### Exercise brief
Find, in the records below, the line that contains "What seaborn and" and the line that contains "(1.5, 1.5)), zorder=0)". Copy those two lines and everything between them exactly, but not the pictures.

+++++

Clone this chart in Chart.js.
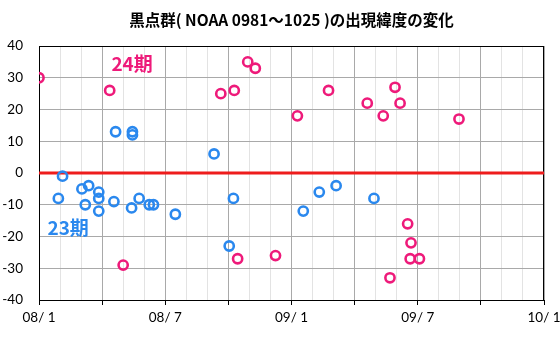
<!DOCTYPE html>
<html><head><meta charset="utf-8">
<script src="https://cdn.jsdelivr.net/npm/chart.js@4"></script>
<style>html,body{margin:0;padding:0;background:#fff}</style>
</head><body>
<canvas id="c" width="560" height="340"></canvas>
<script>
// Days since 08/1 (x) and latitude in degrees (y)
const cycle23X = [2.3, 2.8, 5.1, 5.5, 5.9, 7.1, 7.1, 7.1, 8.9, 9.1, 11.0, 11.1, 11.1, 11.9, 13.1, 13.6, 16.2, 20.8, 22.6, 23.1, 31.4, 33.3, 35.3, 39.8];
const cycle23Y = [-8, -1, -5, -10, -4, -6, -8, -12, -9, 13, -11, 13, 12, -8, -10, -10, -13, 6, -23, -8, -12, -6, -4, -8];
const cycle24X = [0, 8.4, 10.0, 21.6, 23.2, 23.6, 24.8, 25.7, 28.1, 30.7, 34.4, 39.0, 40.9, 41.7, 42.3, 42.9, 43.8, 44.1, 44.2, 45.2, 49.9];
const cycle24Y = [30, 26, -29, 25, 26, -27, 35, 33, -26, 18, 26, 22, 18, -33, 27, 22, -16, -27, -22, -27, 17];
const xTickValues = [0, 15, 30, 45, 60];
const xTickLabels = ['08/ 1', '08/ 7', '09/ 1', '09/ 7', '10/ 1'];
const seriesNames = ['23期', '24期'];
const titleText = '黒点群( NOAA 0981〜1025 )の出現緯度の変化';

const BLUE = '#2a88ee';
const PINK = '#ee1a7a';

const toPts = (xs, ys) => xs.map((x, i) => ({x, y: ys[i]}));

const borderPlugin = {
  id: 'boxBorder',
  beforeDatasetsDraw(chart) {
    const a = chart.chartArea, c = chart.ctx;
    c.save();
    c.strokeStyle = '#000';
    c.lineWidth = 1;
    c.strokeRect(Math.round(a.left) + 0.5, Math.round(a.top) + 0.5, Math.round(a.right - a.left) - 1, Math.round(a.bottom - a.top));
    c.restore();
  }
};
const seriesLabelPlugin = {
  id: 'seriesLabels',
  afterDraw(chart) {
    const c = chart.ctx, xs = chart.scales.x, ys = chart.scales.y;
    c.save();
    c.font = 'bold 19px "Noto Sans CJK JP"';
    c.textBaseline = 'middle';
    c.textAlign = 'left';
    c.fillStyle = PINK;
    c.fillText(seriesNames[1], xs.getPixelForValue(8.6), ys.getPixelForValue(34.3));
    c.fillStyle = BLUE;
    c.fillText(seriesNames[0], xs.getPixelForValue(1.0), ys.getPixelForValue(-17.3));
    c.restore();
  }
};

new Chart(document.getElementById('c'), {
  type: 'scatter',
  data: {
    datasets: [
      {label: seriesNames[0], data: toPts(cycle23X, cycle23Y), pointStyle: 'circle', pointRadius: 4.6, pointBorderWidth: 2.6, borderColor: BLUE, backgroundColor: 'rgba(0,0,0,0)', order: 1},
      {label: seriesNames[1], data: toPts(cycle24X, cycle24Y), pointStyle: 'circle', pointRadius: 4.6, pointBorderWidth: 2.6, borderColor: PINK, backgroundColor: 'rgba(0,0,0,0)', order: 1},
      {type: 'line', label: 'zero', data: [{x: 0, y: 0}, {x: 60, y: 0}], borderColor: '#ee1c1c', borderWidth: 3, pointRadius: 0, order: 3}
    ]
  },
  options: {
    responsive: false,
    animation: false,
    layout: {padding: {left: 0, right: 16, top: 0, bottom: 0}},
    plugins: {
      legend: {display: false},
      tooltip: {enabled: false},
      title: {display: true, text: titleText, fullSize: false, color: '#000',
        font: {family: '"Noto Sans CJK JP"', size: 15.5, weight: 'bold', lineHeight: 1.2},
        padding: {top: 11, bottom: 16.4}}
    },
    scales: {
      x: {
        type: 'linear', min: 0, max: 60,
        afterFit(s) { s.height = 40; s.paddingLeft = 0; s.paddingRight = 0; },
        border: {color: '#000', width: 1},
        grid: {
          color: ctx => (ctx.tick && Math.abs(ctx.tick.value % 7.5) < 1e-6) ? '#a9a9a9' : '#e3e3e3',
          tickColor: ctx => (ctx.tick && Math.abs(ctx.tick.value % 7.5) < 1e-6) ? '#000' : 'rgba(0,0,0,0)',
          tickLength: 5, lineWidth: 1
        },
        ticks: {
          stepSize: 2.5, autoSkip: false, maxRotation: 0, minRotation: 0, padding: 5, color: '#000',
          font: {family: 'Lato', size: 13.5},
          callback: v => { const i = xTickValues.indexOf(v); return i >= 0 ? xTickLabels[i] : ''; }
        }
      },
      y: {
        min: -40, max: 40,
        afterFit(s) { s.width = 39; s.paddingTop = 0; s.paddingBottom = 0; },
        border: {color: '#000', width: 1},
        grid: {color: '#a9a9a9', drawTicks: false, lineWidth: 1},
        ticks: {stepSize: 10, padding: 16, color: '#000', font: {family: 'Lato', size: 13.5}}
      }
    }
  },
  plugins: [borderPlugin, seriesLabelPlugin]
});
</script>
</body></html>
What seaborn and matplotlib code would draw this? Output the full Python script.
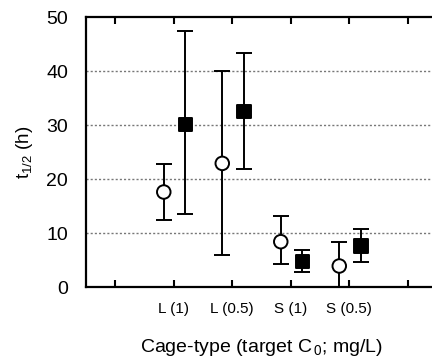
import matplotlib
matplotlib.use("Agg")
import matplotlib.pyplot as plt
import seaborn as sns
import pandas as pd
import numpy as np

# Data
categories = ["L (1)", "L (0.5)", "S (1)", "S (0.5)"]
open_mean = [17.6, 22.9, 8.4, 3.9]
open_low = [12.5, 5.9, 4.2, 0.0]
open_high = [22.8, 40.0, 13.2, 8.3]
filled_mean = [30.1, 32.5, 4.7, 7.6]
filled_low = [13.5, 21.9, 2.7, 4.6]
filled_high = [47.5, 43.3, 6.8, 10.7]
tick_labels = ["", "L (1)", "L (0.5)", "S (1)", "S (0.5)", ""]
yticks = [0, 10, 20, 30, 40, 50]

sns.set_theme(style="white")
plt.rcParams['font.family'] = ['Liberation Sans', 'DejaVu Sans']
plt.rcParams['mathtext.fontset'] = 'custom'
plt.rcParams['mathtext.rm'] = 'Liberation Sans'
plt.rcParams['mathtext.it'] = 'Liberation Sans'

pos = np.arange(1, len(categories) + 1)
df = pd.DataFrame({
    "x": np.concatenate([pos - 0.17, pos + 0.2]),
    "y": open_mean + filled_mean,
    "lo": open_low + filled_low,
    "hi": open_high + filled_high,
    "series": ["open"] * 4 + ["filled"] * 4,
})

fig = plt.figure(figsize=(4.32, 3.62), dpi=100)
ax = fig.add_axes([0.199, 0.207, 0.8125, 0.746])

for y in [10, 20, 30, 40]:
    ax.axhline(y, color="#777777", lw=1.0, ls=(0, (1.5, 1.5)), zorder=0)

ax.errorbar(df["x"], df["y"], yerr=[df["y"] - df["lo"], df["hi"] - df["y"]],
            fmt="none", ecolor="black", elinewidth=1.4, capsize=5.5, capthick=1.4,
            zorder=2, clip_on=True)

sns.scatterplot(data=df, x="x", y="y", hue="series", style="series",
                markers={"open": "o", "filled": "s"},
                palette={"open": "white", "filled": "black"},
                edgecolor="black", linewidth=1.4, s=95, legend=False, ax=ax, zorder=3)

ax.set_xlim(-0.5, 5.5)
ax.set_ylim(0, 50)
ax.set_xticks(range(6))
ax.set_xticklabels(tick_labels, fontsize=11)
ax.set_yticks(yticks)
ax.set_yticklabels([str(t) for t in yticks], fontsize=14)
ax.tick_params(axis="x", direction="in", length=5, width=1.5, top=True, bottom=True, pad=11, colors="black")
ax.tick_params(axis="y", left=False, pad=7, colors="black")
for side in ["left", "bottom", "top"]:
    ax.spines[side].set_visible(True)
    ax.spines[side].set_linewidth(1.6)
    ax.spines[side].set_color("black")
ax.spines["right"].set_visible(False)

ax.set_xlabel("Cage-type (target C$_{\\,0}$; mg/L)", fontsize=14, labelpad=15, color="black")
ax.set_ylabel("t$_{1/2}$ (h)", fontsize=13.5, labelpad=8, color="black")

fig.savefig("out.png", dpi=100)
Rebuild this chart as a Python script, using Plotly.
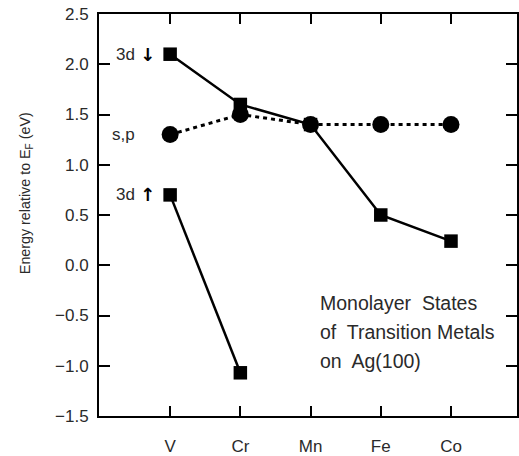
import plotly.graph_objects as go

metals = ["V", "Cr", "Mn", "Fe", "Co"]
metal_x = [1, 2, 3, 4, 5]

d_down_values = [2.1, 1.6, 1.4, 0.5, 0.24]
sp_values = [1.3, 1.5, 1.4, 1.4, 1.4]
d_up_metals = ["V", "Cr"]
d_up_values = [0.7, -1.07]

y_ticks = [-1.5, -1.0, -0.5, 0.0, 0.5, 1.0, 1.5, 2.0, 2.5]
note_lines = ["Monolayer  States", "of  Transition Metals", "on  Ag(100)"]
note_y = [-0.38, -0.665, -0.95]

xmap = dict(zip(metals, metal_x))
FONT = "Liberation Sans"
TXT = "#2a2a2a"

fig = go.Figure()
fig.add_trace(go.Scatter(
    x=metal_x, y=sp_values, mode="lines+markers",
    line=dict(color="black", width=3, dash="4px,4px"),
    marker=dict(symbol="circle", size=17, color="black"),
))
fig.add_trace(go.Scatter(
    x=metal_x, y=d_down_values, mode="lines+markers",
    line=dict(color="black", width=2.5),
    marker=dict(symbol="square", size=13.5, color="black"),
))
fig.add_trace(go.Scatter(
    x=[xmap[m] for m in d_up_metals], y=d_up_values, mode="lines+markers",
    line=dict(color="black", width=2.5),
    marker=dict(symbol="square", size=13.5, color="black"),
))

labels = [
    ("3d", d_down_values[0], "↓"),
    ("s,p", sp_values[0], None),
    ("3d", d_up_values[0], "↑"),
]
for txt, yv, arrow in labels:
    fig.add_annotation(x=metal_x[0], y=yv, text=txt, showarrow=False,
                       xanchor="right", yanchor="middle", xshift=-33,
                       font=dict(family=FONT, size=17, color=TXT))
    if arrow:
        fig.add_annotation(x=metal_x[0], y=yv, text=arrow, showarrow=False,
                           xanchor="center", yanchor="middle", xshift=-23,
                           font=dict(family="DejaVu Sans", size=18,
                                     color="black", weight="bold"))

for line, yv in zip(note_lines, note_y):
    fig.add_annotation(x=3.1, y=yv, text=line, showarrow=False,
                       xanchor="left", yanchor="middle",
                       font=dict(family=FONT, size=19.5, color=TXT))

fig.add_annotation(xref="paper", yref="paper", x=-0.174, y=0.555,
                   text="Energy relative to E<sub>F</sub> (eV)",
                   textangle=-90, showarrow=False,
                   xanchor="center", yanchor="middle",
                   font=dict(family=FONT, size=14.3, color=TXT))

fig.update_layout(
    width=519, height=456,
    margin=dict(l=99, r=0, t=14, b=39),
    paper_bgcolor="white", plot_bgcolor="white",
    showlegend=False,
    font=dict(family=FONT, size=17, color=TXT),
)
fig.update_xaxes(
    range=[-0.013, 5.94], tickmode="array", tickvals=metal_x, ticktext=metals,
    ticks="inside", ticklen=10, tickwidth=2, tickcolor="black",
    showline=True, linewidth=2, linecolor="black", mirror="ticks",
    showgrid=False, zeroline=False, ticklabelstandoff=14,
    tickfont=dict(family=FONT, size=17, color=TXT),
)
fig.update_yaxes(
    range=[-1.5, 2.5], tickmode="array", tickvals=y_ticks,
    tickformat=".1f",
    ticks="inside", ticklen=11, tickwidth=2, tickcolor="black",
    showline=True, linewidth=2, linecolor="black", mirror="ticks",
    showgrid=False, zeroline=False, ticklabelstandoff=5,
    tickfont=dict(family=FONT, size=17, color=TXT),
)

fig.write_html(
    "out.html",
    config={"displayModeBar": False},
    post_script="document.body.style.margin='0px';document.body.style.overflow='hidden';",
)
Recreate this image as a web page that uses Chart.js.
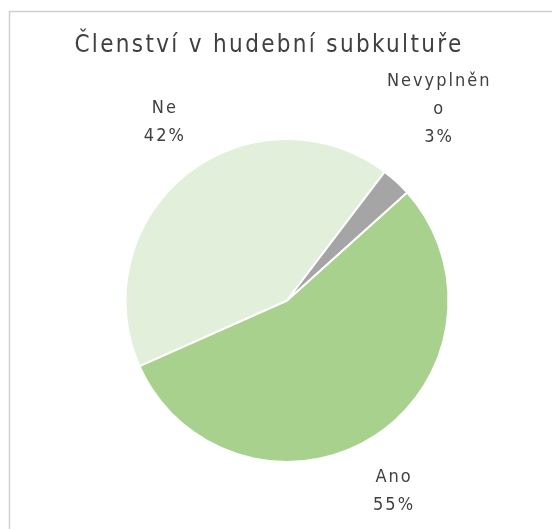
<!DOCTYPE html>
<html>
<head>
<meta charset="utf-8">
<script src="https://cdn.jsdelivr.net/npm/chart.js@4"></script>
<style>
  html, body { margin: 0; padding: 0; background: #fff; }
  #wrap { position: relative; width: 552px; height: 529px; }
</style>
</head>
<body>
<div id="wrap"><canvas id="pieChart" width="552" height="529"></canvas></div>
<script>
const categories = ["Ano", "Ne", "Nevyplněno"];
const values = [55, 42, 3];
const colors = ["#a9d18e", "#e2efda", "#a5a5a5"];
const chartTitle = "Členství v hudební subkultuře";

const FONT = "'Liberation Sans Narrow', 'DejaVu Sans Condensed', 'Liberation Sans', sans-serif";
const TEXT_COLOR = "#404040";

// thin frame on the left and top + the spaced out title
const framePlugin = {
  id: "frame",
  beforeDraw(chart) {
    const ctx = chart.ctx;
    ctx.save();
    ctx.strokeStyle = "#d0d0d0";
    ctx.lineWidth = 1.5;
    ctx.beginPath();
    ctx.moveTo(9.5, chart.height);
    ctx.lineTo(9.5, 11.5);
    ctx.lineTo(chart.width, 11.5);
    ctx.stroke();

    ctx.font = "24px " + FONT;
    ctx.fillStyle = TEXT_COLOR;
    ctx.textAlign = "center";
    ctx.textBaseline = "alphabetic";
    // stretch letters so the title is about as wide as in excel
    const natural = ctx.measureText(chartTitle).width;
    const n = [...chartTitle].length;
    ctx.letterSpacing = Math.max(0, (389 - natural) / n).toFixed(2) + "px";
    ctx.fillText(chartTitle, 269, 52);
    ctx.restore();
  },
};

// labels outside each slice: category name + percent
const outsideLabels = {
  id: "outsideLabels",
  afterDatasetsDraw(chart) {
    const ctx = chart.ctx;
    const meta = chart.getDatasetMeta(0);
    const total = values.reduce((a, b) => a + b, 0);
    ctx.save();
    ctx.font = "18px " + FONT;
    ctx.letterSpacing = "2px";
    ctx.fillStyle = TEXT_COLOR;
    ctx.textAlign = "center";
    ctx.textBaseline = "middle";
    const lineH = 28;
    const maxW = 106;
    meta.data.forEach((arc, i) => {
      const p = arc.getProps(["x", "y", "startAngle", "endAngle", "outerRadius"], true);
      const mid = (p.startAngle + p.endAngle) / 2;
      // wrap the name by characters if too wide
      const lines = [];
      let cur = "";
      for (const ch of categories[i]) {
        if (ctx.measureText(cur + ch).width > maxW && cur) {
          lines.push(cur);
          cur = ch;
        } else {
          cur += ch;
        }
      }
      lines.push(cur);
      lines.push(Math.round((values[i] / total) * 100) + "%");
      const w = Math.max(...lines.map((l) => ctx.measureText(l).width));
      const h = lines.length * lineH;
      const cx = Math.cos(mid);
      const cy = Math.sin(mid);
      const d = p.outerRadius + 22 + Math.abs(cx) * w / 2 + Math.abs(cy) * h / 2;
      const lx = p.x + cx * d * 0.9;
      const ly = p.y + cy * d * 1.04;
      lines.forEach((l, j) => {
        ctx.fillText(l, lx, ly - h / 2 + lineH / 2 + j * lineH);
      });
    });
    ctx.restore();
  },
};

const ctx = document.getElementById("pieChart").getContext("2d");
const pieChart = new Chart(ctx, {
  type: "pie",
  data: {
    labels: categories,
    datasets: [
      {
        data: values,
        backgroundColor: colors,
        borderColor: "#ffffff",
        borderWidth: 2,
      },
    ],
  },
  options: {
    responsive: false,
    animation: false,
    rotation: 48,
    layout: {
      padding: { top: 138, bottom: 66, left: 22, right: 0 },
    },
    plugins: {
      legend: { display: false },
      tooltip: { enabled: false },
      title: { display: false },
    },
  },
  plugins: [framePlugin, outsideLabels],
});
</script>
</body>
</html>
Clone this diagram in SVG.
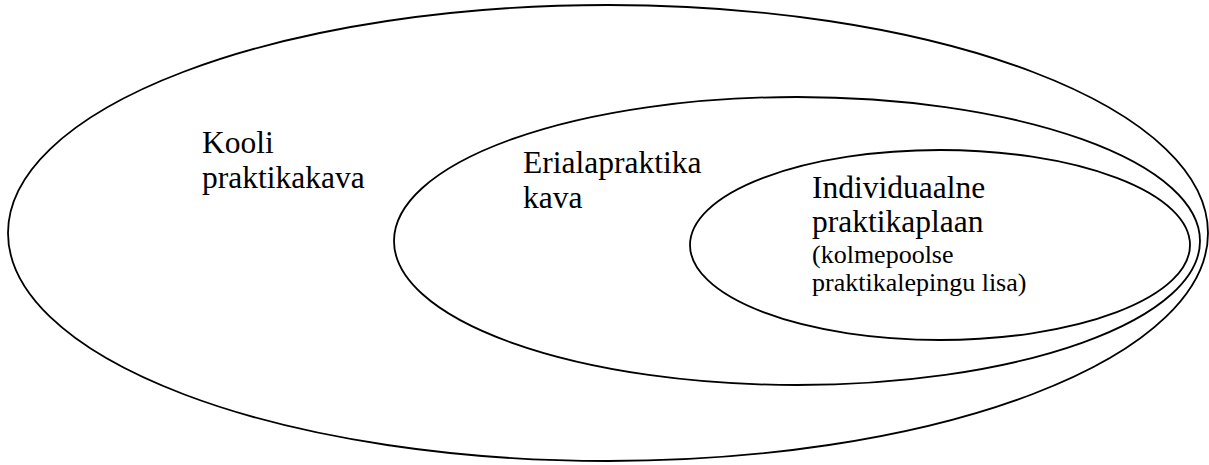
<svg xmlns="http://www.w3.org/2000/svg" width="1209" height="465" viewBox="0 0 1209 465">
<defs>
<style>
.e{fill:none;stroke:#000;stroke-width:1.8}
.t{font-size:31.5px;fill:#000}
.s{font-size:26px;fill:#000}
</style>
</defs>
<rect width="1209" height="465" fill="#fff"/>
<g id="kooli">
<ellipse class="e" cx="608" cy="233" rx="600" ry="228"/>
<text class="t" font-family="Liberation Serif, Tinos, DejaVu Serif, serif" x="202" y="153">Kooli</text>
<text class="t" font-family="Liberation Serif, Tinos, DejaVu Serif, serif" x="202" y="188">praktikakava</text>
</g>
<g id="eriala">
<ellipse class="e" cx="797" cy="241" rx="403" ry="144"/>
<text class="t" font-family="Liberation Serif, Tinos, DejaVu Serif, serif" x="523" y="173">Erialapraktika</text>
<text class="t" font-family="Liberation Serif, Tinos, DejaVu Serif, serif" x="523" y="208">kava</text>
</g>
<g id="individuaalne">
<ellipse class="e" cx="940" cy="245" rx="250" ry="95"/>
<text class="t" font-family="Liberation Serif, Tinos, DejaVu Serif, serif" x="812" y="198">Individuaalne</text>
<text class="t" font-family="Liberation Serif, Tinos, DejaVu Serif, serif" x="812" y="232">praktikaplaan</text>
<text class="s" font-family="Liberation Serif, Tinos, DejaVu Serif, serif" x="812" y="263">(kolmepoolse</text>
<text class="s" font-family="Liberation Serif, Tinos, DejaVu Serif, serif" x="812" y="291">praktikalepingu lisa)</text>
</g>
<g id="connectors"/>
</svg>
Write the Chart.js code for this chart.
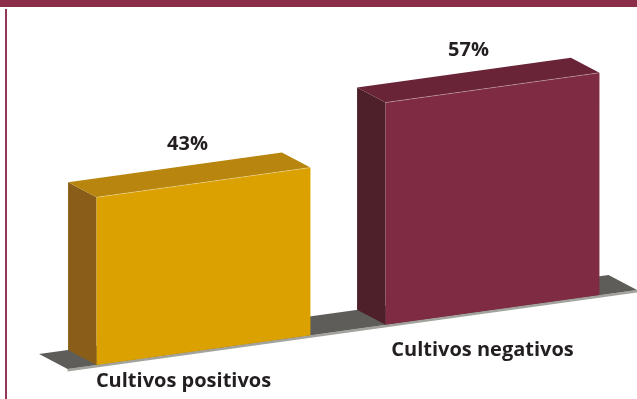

+++++

### Exercise answer
What seaborn and matplotlib code would draw this? Output the full Python script.
import matplotlib
matplotlib.use("Agg")
import matplotlib.pyplot as plt
import seaborn as sns
import pandas as pd
import numpy as np

# Data
categories = ["L (1)", "L (0.5)", "S (1)", "S (0.5)"]
open_mean = [17.6, 22.9, 8.4, 3.9]
open_low = [12.5, 5.9, 4.2, 0.0]
open_high = [22.8, 40.0, 13.2, 8.3]
filled_mean = [30.1, 32.5, 4.7, 7.6]
filled_low = [13.5, 21.9, 2.7, 4.6]
filled_high = [47.5, 43.3, 6.8, 10.7]
tick_labels = ["", "L (1)", "L (0.5)", "S (1)", "S (0.5)", ""]
yticks = [0, 10, 20, 30, 40, 50]

sns.set_theme(style="white")
plt.rcParams['font.family'] = ['Liberation Sans', 'DejaVu Sans']
plt.rcParams['mathtext.fontset'] = 'custom'
plt.rcParams['mathtext.rm'] = 'Liberation Sans'
plt.rcParams['mathtext.it'] = 'Liberation Sans'

pos = np.arange(1, len(categories) + 1)
df = pd.DataFrame({
    "x": np.concatenate([pos - 0.17, pos + 0.2]),
    "y": open_mean + filled_mean,
    "lo": open_low + filled_low,
    "hi": open_high + filled_high,
    "series": ["open"] * 4 + ["filled"] * 4,
})

fig = plt.figure(figsize=(4.32, 3.62), dpi=100)
ax = fig.add_axes([0.199, 0.207, 0.8125, 0.746])

for y in [10, 20, 30, 40]:
    ax.axhline(y, color="#777777", lw=1.0, ls=(0, (1.5, 1.5)), zorder=0)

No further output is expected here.